Monday, February 4, 2008

enormously_incapacitated

i want to fit into the cave of your chest with mine... and breathe this intoxicating fever i have for you
down your neck, below your right ear.
i want to slowly touch the very ends of your hair and push the tuft across your face without touching your skin.
the most beautiful and painful thing about you ... is that i can not touch you.


i wanted to tell you that i saw forever in your eyes, in french...(i know my french)
like an old 40s movie
leaving me at the train station
i would mutter, in the rain
"je voir
toujours
dans le tien
mirettes "
when they glimmered off of the computer screen.
like warm chestnuts stuck behind glass, i imagined looking at them straight on.
you are distant. so near yet so far..so almost close..

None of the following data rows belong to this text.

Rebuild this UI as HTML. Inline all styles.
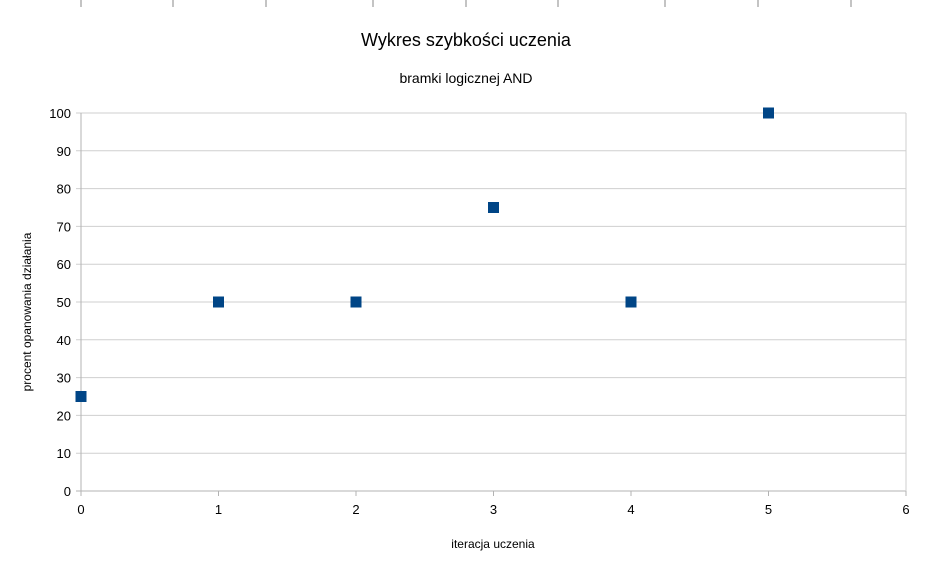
<!DOCTYPE html>
<html><head><meta charset="utf-8"><style>
body{margin:0;background:#fff}
svg{display:block;font-family:"Liberation Sans",sans-serif}
</style></head><body>
<svg width="932" height="566" id="c">
<g id="topmarks"></g>
<text x="466" y="46" font-size="18" text-anchor="middle" fill="#000">Wykres szybkości uczenia</text>
<text x="466" y="83" font-size="14" text-anchor="middle" fill="#000">bramki logicznej AND</text>
<g id="grid"></g>
<g id="axes"></g>
<g id="pts"></g>
<text x="493" y="548" font-size="12" text-anchor="middle">iteracja uczenia</text>
<text transform="translate(31,312) rotate(-90)" font-size="12" text-anchor="middle">procent opanowania działania</text>
</svg>
<script>
const xValues=[0,1,2,3,4,5];
const yValues=[25,50,50,75,50,100];
const xTicks=[0,1,2,3,4,5,6];
const yTicks=[0,10,20,30,40,50,60,70,80,90,100];
const NS="http://www.w3.org/2000/svg";
const X=v=>81+v*137.5, Y=v=>491-v*3.78;
function mk(t,a,p){const e=document.createElementNS(NS,t);for(const k in a)e.setAttribute(k,a[k]);p.appendChild(e);return e;}
const tm=document.getElementById('topmarks');
[81,173,266,373,466,558,665,758,851].forEach(x=>{const e=mk('line',{x1:x,x2:x,y1:0,y2:7,stroke:'#888'},tm);

});
const g=document.getElementById('grid');
yTicks.forEach(v=>{const l=mk('line',{x1:76,x2:X(6),y1:Y(v),y2:Y(v),stroke:v===0?'#b3b3b3':'#cfcfcf','stroke-width':1},g);


const t=mk('text',{x:71,y:Y(v)+5,'font-size':13,'text-anchor':'end'},g);t.textContent=v;

});
const a=document.getElementById('axes');
mk('line',{x1:X(0),x2:X(0),y1:Y(100),y2:Y(0)+5,stroke:'#b3b3b3'},a);
mk('line',{x1:X(6),x2:X(6),y1:Y(100),y2:Y(0),stroke:'#cfcfcf'},a);
xTicks.forEach(v=>{mk('line',{x1:X(v),x2:X(v),y1:Y(0),y2:Y(0)+5,stroke:'#b3b3b3'},a);
const t=mk('text',{x:X(v),y:514,'font-size':13,'text-anchor':'middle'},a);t.textContent=v;

});
const p=document.getElementById('pts');
xValues.forEach((x,i)=>{const r=mk('rect',{x:X(x)-5.5,y:Y(yValues[i])-5.5,width:11,height:11,fill:'#004586'},p);

});
</script>
</body></html>
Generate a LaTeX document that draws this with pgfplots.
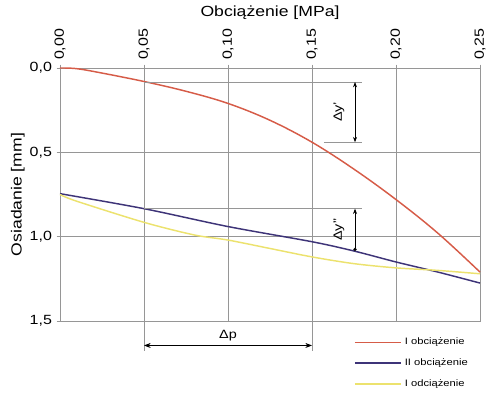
\documentclass[border=0pt]{standalone}
\usepackage{fontspec}
\setmainfont{Liberation Sans}[FakeStretch=1.2]
\usepackage{pgfplots}
\pgfplotsset{compat=1.18}
\usetikzlibrary{arrows.meta}
\definecolor{cred}{RGB}{214,92,72}
\definecolor{cblue}{RGB}{62,52,120}
\definecolor{cyel}{RGB}{236,226,110}
\definecolor{cgrid}{RGB}{150,150,150}
\begin{document}
\begin{tikzpicture}
\useasboundingbox (-45pt,-57pt) rectangle (321pt,240.75pt);
\begin{axis}[
  scale only axis, width=315pt, height=189.75pt,
  anchor=south west, at={(0,0)},
  xmin=0, xmax=0.25, ymin=0, ymax=1.5, y dir=reverse,
  xtick={0,0.05,0.1,0.15,0.2,0.25}, ytick={0,0.5,1,1.5},
  xticklabel pos=upper, xtick pos=upper, ytick pos=left,
  tick align=outside, major tick length=2.5pt,
  tick style={cgrid, line width=0.5pt},
  axis line style={cgrid, line width=0.6pt},
  grid=major, major grid style={cgrid, line width=0.6pt},
  /pgf/number format/assume math mode=true,
  xticklabel style={/pgf/number format/.cd, fixed, fixed zerofill, precision=2, use comma, /tikz/.cd, rotate=90, anchor=west, font=\fontsize{10}{12}\selectfont},
  yticklabel style={/pgf/number format/.cd, fixed, fixed zerofill, precision=1, use comma, /tikz/.cd, font=\fontsize{10}{12}\selectfont},
  xlabel={Obciążenie [MPa]}, ylabel={Osiadanie [mm]},
  label style={font=\fontsize{11}{13}\selectfont},
  ylabel style={yshift=-3pt},
  clip=false,
  legend style={at={(0.69,-0.045)}, anchor=north west, draw=none, fill=none, font=\fontsize{7}{8}\selectfont, row sep=5pt},
  legend cell align=left,
  legend image code/.code={\draw[#1] (0pt,0pt) -- (35pt,0pt);},
]
\addplot[cred, line width=1.1pt, smooth, tension=0.6] coordinates {
(0,0) (0.01,0.004) (0.025,0.03) (0.05,0.08) (0.075,0.138) (0.10,0.21) (0.125,0.31) (0.15,0.44) (0.175,0.6) (0.20,0.78) (0.225,0.98) (0.25,1.21)};
\addlegendentry{I obciążenie}
\addplot[cblue, line width=1.1pt, smooth, tension=0.5] coordinates {
(0,0.745) (0.05,0.834) (0.10,0.94) (0.15,1.03) (0.175,1.085) (0.20,1.15) (0.225,1.21) (0.25,1.275)};
\addlegendentry{II obciążenie}
\addplot[cyel, line width=1.1pt, smooth, tension=0.5] coordinates {
(0,0.75) (0.01,0.79) (0.05,0.915) (0.08,0.99) (0.10,1.02) (0.125,1.07) (0.15,1.12) (0.175,1.16) (0.20,1.185) (0.225,1.2) (0.25,1.22)};
\addlegendentry{I odciążenie}
% dimension lines
\draw[cgrid, line width=0.5pt] (axis cs:0.05,0.083) -- (axis cs:0.18,0.083);
\draw[cgrid, line width=0.5pt] (axis cs:0.157,0.44) -- (axis cs:0.18,0.44);
\draw[black, line width=0.5pt, {Stealth[length=4pt]}-{Stealth[length=4pt]}] (axis cs:0.1756,0.083) -- (axis cs:0.1756,0.44);
\node[rotate=90, font=\fontsize{9}{10}\selectfont] at (axis cs:0.166,0.26) {Δy'};
\draw[cgrid, line width=0.5pt] (axis cs:0.05,0.834) -- (axis cs:0.18,0.834);
\draw[black, line width=0.5pt, {Stealth[length=4pt]}-{Circle[length=2.5pt]}] (axis cs:0.1756,0.834) -- (axis cs:0.1756,1.085);
\node[rotate=90, font=\fontsize{9}{10}\selectfont] at (axis cs:0.166,0.96) {Δy''};
\draw[cgrid, line width=0.5pt] (axis cs:0.05,1.5) -- (axis cs:0.05,1.68);
\draw[cgrid, line width=0.5pt] (axis cs:0.15,1.5) -- (axis cs:0.15,1.68);
\draw[black, line width=0.5pt, {Stealth[length=5pt]}-{Stealth[length=5pt]}] (axis cs:0.05,1.645) -- (axis cs:0.15,1.645);
\node[font=\fontsize{9}{10}\selectfont] at (axis cs:0.1,1.585) {Δp};
\end{axis}
\end{tikzpicture}
\end{document}
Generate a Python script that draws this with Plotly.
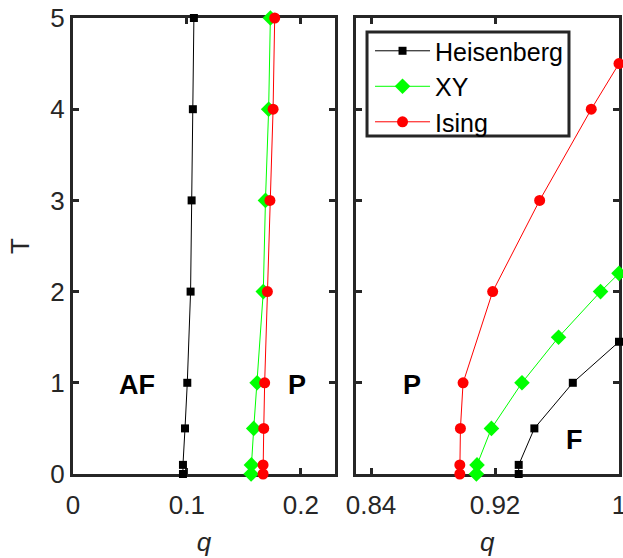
import plotly.graph_objects as go

# ---- data ----
T_left = [0, 0.1, 0.5, 1, 2, 3, 4, 5]
q_heis_left = [0.0965, 0.0965, 0.0983, 0.1003, 0.1032, 0.1041, 0.1052, 0.1061]
q_xy_left = [0.1563, 0.1566, 0.1586, 0.1616, 0.1670, 0.1689, 0.1717, 0.1732]
q_ising_left = [0.1668, 0.1668, 0.1674, 0.1682, 0.1706, 0.1728, 0.1756, 0.1770]

T_heis_right = [0, 0.1, 0.5, 1, 1.45]
q_heis_right = [0.9353, 0.9353, 0.9454, 0.9702, 1.0]
T_xy_right = [0, 0.1, 0.5, 1, 1.5, 2, 2.2]
q_xy_right = [0.9080, 0.9084, 0.9177, 0.9374, 0.9610, 0.9881, 1.0]
T_ising_right = [0, 0.1, 0.5, 1, 2, 3, 4, 4.5]
q_ising_right = [0.8973, 0.8973, 0.8977, 0.8994, 0.9185, 0.9488, 0.9821, 1.0]

left_ticks = [0, 0.1, 0.2]
left_ticklabels = ["0", "0.1", "0.2"]
right_ticks = [0.84, 0.92, 1]
right_ticklabels = ["0.84", "0.92", "1"]
y_ticks = [0, 1, 2, 3, 4, 5]

series = [
    ("Heisenberg", "black", "square", 8, q_heis_left, T_left, q_heis_right, T_heis_right),
    ("XY", "#00ff00", "diamond", 12, q_xy_left, T_left, q_xy_right, T_xy_right),
    ("Ising", "#ff0000", "circle", 11, q_ising_left, T_left, q_ising_right, T_ising_right),
]

FONT = "Liberation Sans, Arial, sans-serif"
AX = "#262626"

fig = go.Figure()
for name, col, sym, sz, ql, tl, qr, tr in series:
    fig.add_trace(go.Scatter(x=ql, y=tl, mode="lines+markers", name=name,
                             line=dict(color=col, width=1),
                             marker=dict(symbol=sym, size=sz, color=col),
                             cliponaxis=False, showlegend=True,
                             xaxis="x", yaxis="y"))
    fig.add_trace(go.Scatter(x=qr, y=tr, mode="lines+markers", name=name,
                             line=dict(color=col, width=1),
                             marker=dict(symbol=sym, size=sz, color=col),
                             cliponaxis=False, showlegend=False,
                             xaxis="x2", yaxis="y2"))

common = dict(showline=True, linecolor=AX, linewidth=3, mirror="ticks",
              ticks="inside", ticklen=6, tickwidth=2.5, tickcolor=AX,
              showgrid=False, zeroline=False, layer="below traces",
              automargin=False, ticklabeloverflow="allow",
              tickfont=dict(family=FONT, size=26, color=AX))

title_font = dict(family=FONT, size=26, color=AX)

fig.update_layout(
    width=623, height=558,
    margin=dict(l=73, r=4, t=18, b=84),
    paper_bgcolor="white", plot_bgcolor="white",
    font=dict(family=FONT, size=24, color=AX),
    xaxis=dict(domain=[0, 0.48], range=[0, 0.23], tickvals=left_ticks,
               ticktext=left_ticklabels, ticklabelstandoff=6,
               title=dict(text="<i>q</i>", font=title_font, standoff=14),
               **common),
    yaxis=dict(range=[0, 5], tickvals=y_ticks, anchor="x",
               title=dict(text="T", font=title_font, standoff=14),
               **common),
    xaxis2=dict(domain=[0.5174, 1], range=[0.83, 1], tickvals=right_ticks,
                ticktext=right_ticklabels, anchor="y2", ticklabelstandoff=6,
                title=dict(text="<i>q</i>", font=title_font, standoff=14),
                **common),
    yaxis2=dict(range=[0, 5], tickvals=y_ticks, anchor="x2", showticklabels=False,
                **common),
    legend=dict(x=0.544, y=0.978, xanchor="left", yanchor="top",
                bgcolor="rgba(0,0,0,0)", borderwidth=0,
                font=dict(family=FONT, size=25, color="black"),
                itemwidth=55, tracegroupgap=0),
    showlegend=True,
)

# legend frame
fig.add_shape(type="rect", xref="paper", yref="paper",
              x0=0.5385, x1=0.9084, y0=0.7412, y1=0.9693,
              line=dict(color=AX, width=3), fillcolor="white", layer="above")

annots = [
    ("AF", 0.056, 0.98, "x", "y"),
    ("P", 0.197, 0.98, "x", "y"),
    ("P", 0.8664, 0.98, "x2", "y2"),
    ("F", 0.9713, 0.37, "x2", "y2"),
]
for txt, x, y, xr, yr in annots:
    fig.add_annotation(text="<b>%s</b>" % txt, x=x, y=y, xref=xr, yref=yr,
                       showarrow=False, font=dict(family=FONT, size=27, color="black"))

fig.write_html("out.html")
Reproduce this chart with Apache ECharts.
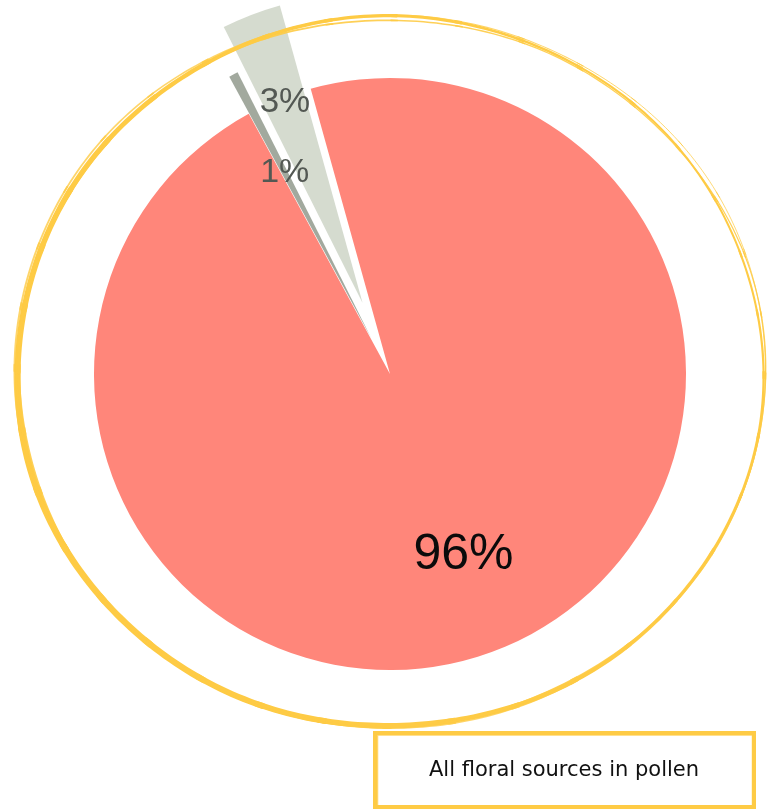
<!DOCTYPE html>
<html>
<head>
<meta charset="utf-8">
<script src="https://cdn.jsdelivr.net/npm/echarts@6/dist/echarts.min.js"></script>
<style>
  html, body { margin: 0; padding: 0; background: #ffffff; }
  #chart { width: 769px; height: 811px; }
</style>
</head>
<body>
<div id="chart"></div>
<script>
// ---- data ----
const categories = ['Main floral source', 'Second floral source', 'Third floral source'];
const shares = [96.4, 3.1, 0.5];
const legendTitle = 'All floral sources in pollen';

// ---- styles ----
const palette = ['#FF867A', '#D5DBCF', '#A2A99E'];
const labelColors = ['#0b0b0b', '#535853', '#535853'];
const labelSizes = [50, 35, 34];
const YELLOW = '#FECB45';
const CENTER = [390, 374];
const START = 118.5;

const total = shares.reduce((a, b) => a + b, 0);
function midAngle(i) {
  let cum = 0;
  for (let k = 0; k < i; k++) cum += shares[k];
  return (START + (cum + shares[i] / 2) / total * 360) * Math.PI / 180;
}

// one series per visible slice (radius, explode offset, label radius factor)
const sliceSetup = [
  { radius: 296, offset: 0, labelFactor: 0.652 },
  { radius: 309, offset: 76, labelFactor: 0.688 },
  { radius: 298, offset: 40, labelFactor: 0.618 }
];

function pieSeries(vis) {
  const s = sliceSetup[vis];
  return {
    type: 'pie',
    center: CENTER,
    radius: [0, s.radius],
    startAngle: START,
    clockwise: false,
    silent: true,
    animation: false,
    selectedMode: 'multiple',
    selectedOffset: s.offset,
    emphasis: { disabled: true },
    select: { itemStyle: { borderWidth: 0 } },
    itemStyle: { borderWidth: 0 },
    labelLine: { show: false },
    z: 2 + vis,
    data: shares.map((v, i) => ({
      name: categories[i],
      value: v,
      selected: i === vis && s.offset > 0,
      itemStyle: { color: i === vis ? palette[i] : 'rgba(0,0,0,0)', borderWidth: 0 },
      label: {
        show: i === vis,
        position: 'inside',
        formatter: Math.round(v) + '%',
        color: labelColors[i],
        fontSize: labelSizes[i],
        fontFamily: 'Liberation Sans, Arial, sans-serif',
        fontWeight: 'normal'
      }
    })),
    labelLayout: function (p) {
      const a = midAngle(p.dataIndex);
      const shift = (s.labelFactor - 0.5) * s.radius;
      return { dx: Math.cos(a) * shift, dy: -Math.sin(a) * shift };
    }
  };
}

// hand-drawn looking ring (decoration), split in short arcs of varying width
function ringPoint(r, t) {
  const w = r.amp * Math.sin(3 * t + r.ph) + r.amp * 0.5 * Math.sin(7 * t + r.ph * 2);
  return [r.cx + (r.rx + w) * Math.cos(t), r.cy + (r.ry + w) * Math.sin(t)];
}
const ringStrokes = [
  { cx: 390, cy: 372, rx: 373, ry: 355, base: 4.2, vary: 2.2, ph: 0.3, amp: 1.0, op: 1 },
  { cx: 391, cy: 373, rx: 373.5, ry: 353.5, base: 2.0, vary: 0.8, ph: 1.7, amp: 1.4, op: 0.9 },
  { cx: 390, cy: 371, rx: 375.5, ry: 356.5, base: 1.5, vary: 0.6, ph: 2.9, amp: 1.0, op: 0.8 }
];
const graphics = [];
ringStrokes.forEach(r => {
  for (let d = 0; d < 360; d += 10) {
    const pts = [];
    for (let e = d; e <= d + 11; e += 1) pts.push(ringPoint(r, e * Math.PI / 180));
    const mid = (d + 5) * Math.PI / 180;
    const lw = Math.max(0.8, r.base + r.vary * Math.cos(mid - 150 * Math.PI / 180));
    graphics.push({
      type: 'polyline', silent: true, z: 100,
      shape: { points: pts },
      style: { stroke: YELLOW, lineWidth: lw, fill: null, opacity: r.op, lineCap: 'round' }
    });
  }
});
graphics.push(
  { type: 'rect', silent: true, z: 100,
    shape: { x: 375, y: 733, width: 379, height: 74 },
    style: { stroke: YELLOW, lineWidth: 4, fill: null } },
  { type: 'rect', silent: true, z: 100,
    shape: { x: 377.5, y: 735, width: 375, height: 72 },
    style: { stroke: YELLOW, lineWidth: 1.5, fill: null, opacity: 0.8 } },
  { type: 'text', silent: true, z: 101,
    x: 564, y: 771,
    style: { text: legendTitle, fill: '#111111', font: '21px "DejaVu Sans", sans-serif',
             textAlign: 'center', textVerticalAlign: 'middle' } }
);

const chart = echarts.init(document.getElementById('chart'), null, { renderer: 'canvas' });
chart.setOption({
  backgroundColor: '#ffffff',
  animation: false,
  graphic: graphics,
  series: [pieSeries(0), pieSeries(1), pieSeries(2)]
});
</script>
</body>
</html>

i thought about you, thoroughly, for a few hours yesterday. i bit my lip, hard, in disgust with myself. i feel creepy because of my obsession.
i thought up a new game for myself the other day so that i could keep my cool when i am around you. . . to think back to this old twisted weeping willow tree game.

i would just imagine myself sitting underneath it, calm, in the long grass and pebbles. my knees a little dirty and my feet bare.
this thought calms me more than anything else in the world.
until a flash of memory came..darn it!those eyes again. i lost it.

i thought "willow tree, willow tree, bare feet, long grass... YOU... no no no willow tree... he has beautiful eyes"
i obviously need a new game.

i feel warm blood in my heart pumping harder than ever.


i am absolutely consumed. . . and i feel like an idiot.
fortunately you will never know how i feel.